My method was hard work (but I was using Mathematica to perform the algebra). I differentiated $\tfrac12B(\tfrac12(u+1),\tfrac12)$ four times, and put $u=0$ , to obtain $a \; = \; \int_0^{\frac12\pi} \big[\ln(\cos x)\big]^4\,dx\; = \; \tfrac{19}{480}\pi^5 + \tfrac14\pi^3 (\ln2)^2 + \tfrac12 \pi (\ln2)^4 + 3\pi\ln2 \zeta(3) \;.$ I then differentiated the (manipulated) W&W formula twice with respect to $u$ , putting $v=0$ , to obtain $\int_0^{\frac12\pi} \big[ \ln(\cos x)\big]^2 \cos vx\, dx \;= \; \tfrac{1}{12v^3}\left[12 + 2\pi^2v^2 - 3\pi^2v^2\mathrm{cosec}^2(\tfrac12v\pi) + 3v^2\left(H_{-\frac12v} + H_{\frac12v} + 2\ln2\right)^2\right] \sin\tfrac12v\pi\;.$ I then differentiated this twice with respect to $v$ and put $v=0$ to get the second integral. $b \; = \; \int_0^{\frac12\pi} \big[\ln(\cos x)\big]^2 x^2\,dx \; = \; \tfrac{11}{1440}\pi^5 + \tfrac{1}{24}\pi^3 (\ln 2)^2 + \tfrac12\ln 2\zeta(3) \;,$ and $\begin{array}{rcl} a - 6b & = & \left(\tfrac{19}{480}\pi^5 + \tfrac14\pi^3 (\ln2)^2 + \tfrac12 \pi (\ln2)^4 + 3\pi\ln2 \zeta(3) \right) - \left( \tfrac{11}{240}\pi^5 + \tfrac{1}{4}\pi^3 (\ln 2)^2 + 3\pi\ln 2\zeta(3) \right) \\ & = & \tfrac12\pi(\ln 2)^4 - \tfrac{1}{160}\pi^5 \;. \end{array}$

Aditya's method of using the W&W formula is much better than mine, since the integral he obtains is much easier to differentiate multiple times. I made the mistake of working out the first integral quickly, and then focused on getting the second integral on its own, rather than obtaining the two together!

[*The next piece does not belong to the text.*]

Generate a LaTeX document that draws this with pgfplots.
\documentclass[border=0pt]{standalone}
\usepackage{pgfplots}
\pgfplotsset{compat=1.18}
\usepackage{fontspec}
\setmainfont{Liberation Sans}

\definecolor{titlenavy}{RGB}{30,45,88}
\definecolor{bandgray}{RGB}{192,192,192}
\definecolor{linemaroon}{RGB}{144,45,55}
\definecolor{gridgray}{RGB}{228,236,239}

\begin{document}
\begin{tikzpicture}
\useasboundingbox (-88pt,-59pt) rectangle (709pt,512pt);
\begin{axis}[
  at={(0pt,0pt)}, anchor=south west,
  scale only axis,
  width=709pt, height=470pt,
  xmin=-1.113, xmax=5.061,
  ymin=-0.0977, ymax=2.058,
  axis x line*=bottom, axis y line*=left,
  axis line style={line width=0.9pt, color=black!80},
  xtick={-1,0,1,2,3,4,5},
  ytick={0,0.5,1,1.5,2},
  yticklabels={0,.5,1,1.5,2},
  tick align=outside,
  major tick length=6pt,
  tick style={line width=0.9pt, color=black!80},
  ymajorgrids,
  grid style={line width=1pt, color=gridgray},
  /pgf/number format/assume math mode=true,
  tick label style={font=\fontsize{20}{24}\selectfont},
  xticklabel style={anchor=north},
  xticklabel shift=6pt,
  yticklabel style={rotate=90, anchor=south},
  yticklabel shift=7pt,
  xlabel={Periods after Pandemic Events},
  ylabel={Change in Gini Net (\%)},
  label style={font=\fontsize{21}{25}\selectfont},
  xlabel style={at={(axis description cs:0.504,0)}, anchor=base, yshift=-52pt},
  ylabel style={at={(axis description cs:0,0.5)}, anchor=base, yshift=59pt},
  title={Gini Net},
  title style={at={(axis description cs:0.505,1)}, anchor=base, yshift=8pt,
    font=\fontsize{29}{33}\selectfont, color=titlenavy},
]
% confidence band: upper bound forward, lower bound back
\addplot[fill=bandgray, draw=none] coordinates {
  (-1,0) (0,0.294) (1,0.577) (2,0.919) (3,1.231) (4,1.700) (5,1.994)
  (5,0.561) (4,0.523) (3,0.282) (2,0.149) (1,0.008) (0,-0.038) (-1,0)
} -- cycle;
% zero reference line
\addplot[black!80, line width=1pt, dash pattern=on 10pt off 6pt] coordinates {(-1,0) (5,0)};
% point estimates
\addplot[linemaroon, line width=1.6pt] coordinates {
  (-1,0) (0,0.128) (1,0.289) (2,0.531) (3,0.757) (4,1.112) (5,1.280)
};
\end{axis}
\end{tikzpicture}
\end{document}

My concern with Aditya's method is not that it was not a good one (it was!), but that the key formula he wanted to use needed more proof than he gave it.

Mark Hennings - 5 years, 5 months ago

@Mark Hennings – Hey, @Mark Hennings ! The problem with my method is that I have used the binomial theorem to prove the result for only positive integral values of $u$ , right? Differentiation is not allowed in that case, and it was silly of me to overlook this. But, I am now editing the solution so that I use the binomial series , which converges for the given conditions, i.e. $(1+z)^{u} = \displaystyle\sum_{k=0}^{\infty}{{u}\choose{k}}z^k$ , where $\displaystyle{{u}\choose{k}}$ is the generalized binomial coefficient. Since $|z| = 1$ and $u>-1$ the series converges for all $u$ taken, right? I hope this fixes my incomplete solution. Anyways, thanks for showing another amazing way how to do it!

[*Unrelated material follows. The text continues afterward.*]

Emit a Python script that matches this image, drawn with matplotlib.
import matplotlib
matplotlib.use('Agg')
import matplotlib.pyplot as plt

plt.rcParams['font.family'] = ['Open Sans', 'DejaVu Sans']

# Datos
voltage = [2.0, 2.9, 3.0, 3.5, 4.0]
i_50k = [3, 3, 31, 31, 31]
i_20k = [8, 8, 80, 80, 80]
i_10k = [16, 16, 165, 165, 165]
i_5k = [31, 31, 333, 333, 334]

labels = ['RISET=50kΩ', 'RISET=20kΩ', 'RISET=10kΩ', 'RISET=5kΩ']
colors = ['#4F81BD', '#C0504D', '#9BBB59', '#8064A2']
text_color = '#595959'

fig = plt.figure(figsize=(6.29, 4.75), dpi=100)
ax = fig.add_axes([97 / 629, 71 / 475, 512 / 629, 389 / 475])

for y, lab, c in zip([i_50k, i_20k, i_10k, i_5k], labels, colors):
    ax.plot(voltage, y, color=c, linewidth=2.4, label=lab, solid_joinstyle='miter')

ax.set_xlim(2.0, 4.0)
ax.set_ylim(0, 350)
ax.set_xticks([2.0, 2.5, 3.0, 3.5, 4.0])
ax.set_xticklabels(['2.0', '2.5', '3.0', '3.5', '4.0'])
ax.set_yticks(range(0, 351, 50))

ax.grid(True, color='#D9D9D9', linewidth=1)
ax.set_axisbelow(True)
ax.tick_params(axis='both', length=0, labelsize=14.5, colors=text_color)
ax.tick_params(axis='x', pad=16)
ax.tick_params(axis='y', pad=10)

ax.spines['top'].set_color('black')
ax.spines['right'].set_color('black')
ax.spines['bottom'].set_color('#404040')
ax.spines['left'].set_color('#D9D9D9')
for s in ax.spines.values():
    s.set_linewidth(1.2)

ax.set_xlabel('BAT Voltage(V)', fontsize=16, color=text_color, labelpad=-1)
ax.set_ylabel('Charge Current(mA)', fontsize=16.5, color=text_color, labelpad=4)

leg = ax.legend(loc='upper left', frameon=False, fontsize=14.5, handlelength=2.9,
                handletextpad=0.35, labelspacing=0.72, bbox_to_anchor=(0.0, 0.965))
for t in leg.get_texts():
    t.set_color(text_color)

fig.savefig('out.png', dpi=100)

Aditya Malusare - 5 years, 5 months ago

@Aditya Malusare – It's still not going to be straightforward, since the series does not converge at $x=\tfrac12\pi$ when $u < 0$ (and you want to differentiate at $0$ , so have to handle what is happening for negative $u$ ). Showing that you can integrate the series term-by-term is not automatic.

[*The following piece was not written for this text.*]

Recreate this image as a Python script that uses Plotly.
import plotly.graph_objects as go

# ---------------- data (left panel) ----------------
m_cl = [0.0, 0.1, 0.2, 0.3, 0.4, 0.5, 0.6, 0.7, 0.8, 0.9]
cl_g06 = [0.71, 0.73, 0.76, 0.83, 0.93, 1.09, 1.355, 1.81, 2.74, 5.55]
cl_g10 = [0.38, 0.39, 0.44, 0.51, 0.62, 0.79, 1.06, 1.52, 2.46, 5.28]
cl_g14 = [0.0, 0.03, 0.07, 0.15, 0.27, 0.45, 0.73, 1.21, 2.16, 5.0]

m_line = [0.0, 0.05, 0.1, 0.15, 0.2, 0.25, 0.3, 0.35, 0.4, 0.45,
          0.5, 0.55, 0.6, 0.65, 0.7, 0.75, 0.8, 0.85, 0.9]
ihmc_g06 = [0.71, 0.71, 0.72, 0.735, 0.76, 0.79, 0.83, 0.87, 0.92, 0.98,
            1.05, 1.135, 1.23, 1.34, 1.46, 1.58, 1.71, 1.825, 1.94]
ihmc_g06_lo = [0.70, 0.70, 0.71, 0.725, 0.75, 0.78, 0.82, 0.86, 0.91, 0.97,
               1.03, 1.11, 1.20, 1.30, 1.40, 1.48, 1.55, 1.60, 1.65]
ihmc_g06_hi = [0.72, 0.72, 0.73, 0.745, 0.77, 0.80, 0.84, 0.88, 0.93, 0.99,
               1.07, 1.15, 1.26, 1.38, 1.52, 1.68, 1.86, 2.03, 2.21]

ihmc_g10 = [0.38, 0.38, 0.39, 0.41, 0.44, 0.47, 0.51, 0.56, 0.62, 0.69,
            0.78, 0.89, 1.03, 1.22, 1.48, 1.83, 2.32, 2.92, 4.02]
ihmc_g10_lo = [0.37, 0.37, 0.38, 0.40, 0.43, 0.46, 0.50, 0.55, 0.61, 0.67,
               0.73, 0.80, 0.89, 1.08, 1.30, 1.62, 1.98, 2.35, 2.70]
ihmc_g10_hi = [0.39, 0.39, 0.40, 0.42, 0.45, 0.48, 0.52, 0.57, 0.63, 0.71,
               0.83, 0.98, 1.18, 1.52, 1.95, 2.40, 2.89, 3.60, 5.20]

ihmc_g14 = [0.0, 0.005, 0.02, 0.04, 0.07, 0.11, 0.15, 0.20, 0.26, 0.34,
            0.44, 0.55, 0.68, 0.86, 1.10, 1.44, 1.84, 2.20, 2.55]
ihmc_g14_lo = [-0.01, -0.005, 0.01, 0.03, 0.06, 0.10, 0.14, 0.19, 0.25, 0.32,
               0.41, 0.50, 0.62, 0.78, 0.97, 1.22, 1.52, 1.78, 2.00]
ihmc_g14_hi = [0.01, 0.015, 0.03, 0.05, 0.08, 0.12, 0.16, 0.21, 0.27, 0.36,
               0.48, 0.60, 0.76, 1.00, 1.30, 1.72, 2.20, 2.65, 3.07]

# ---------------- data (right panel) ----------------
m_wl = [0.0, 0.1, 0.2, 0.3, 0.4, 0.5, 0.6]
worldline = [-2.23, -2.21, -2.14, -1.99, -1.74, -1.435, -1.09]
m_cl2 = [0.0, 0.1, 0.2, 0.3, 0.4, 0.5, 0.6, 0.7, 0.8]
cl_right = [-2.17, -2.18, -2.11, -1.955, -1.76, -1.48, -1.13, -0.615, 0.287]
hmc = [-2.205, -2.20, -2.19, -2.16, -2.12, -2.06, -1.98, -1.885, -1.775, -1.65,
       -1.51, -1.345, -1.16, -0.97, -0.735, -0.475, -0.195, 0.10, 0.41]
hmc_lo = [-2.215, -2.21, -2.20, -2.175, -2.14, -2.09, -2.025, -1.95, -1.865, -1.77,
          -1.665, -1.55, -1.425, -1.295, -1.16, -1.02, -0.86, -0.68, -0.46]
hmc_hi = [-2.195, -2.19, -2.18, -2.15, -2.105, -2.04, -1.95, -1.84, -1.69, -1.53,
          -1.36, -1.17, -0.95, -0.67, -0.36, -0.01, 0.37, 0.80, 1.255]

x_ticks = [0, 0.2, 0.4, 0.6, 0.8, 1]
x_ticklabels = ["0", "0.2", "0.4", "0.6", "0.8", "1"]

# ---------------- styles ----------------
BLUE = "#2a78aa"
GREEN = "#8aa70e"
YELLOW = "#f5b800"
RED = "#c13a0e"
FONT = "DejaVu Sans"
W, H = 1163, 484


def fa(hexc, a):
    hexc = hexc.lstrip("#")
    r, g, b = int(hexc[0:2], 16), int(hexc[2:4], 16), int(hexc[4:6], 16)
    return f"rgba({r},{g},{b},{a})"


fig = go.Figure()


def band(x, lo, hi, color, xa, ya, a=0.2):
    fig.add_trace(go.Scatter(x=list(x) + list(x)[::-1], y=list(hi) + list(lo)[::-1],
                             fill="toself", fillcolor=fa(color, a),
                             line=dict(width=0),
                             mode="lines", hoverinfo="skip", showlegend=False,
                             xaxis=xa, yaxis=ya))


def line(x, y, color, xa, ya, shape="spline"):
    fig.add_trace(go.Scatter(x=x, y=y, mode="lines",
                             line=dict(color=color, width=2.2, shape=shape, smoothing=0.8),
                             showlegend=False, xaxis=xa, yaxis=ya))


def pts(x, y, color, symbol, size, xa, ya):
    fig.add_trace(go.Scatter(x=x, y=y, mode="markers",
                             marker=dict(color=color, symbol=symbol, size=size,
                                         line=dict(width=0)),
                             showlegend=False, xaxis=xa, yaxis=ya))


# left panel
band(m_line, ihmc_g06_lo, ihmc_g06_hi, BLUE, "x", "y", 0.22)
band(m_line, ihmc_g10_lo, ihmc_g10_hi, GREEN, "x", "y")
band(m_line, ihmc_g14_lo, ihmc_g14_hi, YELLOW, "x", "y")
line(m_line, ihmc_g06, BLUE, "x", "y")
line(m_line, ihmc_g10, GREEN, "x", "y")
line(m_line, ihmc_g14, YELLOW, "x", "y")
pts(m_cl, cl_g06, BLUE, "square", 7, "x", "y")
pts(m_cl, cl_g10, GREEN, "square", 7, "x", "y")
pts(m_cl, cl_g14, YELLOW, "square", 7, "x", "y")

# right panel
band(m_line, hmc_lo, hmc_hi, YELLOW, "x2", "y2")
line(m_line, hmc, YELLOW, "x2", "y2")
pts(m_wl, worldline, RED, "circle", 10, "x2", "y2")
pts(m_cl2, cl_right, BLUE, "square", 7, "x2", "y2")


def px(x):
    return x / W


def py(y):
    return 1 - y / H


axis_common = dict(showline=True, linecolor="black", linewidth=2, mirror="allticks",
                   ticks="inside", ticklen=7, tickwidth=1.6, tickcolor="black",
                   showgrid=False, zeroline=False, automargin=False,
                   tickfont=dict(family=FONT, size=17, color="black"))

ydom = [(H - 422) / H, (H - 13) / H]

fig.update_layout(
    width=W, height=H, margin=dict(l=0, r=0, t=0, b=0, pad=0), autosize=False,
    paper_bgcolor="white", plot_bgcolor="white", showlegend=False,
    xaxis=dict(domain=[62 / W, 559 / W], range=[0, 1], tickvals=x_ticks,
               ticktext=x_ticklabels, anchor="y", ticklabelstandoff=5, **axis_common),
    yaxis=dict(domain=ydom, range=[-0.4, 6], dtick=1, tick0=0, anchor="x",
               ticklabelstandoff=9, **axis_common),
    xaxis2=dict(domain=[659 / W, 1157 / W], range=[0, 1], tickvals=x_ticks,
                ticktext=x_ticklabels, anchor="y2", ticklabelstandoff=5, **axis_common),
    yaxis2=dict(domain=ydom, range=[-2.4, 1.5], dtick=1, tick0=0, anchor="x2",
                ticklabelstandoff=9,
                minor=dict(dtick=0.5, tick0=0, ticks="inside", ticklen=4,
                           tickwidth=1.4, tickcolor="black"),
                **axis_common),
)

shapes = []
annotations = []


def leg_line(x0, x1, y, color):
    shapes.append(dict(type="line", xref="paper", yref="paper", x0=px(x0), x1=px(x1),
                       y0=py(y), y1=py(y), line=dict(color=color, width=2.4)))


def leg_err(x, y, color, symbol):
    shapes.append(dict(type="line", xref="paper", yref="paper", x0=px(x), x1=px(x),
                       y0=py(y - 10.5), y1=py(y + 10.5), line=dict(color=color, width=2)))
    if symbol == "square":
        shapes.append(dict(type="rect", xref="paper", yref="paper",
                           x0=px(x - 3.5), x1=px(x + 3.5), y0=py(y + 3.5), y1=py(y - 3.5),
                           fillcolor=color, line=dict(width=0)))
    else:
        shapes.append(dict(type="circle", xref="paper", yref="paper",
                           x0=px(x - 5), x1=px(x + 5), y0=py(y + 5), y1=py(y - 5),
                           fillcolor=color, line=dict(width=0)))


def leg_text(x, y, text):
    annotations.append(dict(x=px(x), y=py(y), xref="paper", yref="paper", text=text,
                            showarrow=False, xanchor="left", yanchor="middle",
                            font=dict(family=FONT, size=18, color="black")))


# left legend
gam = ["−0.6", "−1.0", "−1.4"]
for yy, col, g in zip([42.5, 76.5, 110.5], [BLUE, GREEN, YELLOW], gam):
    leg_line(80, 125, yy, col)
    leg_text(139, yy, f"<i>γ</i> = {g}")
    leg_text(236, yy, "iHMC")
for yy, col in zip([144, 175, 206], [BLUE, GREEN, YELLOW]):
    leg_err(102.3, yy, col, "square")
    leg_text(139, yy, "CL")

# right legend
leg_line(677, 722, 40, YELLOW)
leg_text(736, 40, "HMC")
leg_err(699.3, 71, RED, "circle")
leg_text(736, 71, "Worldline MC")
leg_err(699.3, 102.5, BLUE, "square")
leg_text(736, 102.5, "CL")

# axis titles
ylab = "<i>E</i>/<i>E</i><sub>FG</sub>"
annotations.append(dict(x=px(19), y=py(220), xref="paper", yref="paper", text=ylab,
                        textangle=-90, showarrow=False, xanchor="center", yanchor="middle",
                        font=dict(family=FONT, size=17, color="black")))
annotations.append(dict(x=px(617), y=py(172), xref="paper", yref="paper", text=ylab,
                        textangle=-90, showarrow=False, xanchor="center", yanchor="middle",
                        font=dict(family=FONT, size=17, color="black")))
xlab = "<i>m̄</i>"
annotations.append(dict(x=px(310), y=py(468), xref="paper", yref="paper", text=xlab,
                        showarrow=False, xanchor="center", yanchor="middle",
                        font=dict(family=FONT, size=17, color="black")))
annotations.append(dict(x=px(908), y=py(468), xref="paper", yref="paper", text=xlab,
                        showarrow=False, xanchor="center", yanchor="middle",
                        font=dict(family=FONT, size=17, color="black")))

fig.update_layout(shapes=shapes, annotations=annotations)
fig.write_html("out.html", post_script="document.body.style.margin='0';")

The series does converge uniformly in $x$ for all $u > 0$ , and so we can calculate the integral for all $u > 0$ by your proposed method. We can then differentiate four times, and let $u$ tend to $0$ , using continuity in $u$ of all the expressions involved, thanks to the DCT.

Mark Hennings - 5 years, 5 months ago

How will you get the last expression in terms of log ?? I think when we put u and v as zero ... We will get zero @Mark Hennings if n is odd...

Aman Rajput - 5 years, 5 months ago

Differentiate $m$ times with respect to $u$ , and $n$ times with respect to $v$ , and put $u=v=0$ . All the integrands are single-signed over $(0,\tfrac12\pi)$ , so we will never get $0$ . Don't forget we are integrating over $(0,\tfrac12\pi)$ , not over $(-\tfrac12\pi,\tfrac12\pi)$ .

Mark Hennings - 5 years, 5 months ago

@Mark Hennings – I think sir you didn't get my point :)

I was saying ... We can't convert that integral into logarithmic form as you expressed for all $n$ .

Just differentiate it with respect to u twice and differentiate with respect to v once ... And then put u=0=v You will get zero.

The form you have expressed is not valid for odd powers of theta

Aman Rajput - 5 years, 5 months ago

@Aman Rajput – Good point! This formula does not work for odd $n$ . There is a much more complicated formulae for $\int_0^{\frac12\pi} \cos^ux e^{ivx}\,dx$ which could be used (in theory) to get the formula for odd $n$ , but that takes us into the territory of Ronak's problem!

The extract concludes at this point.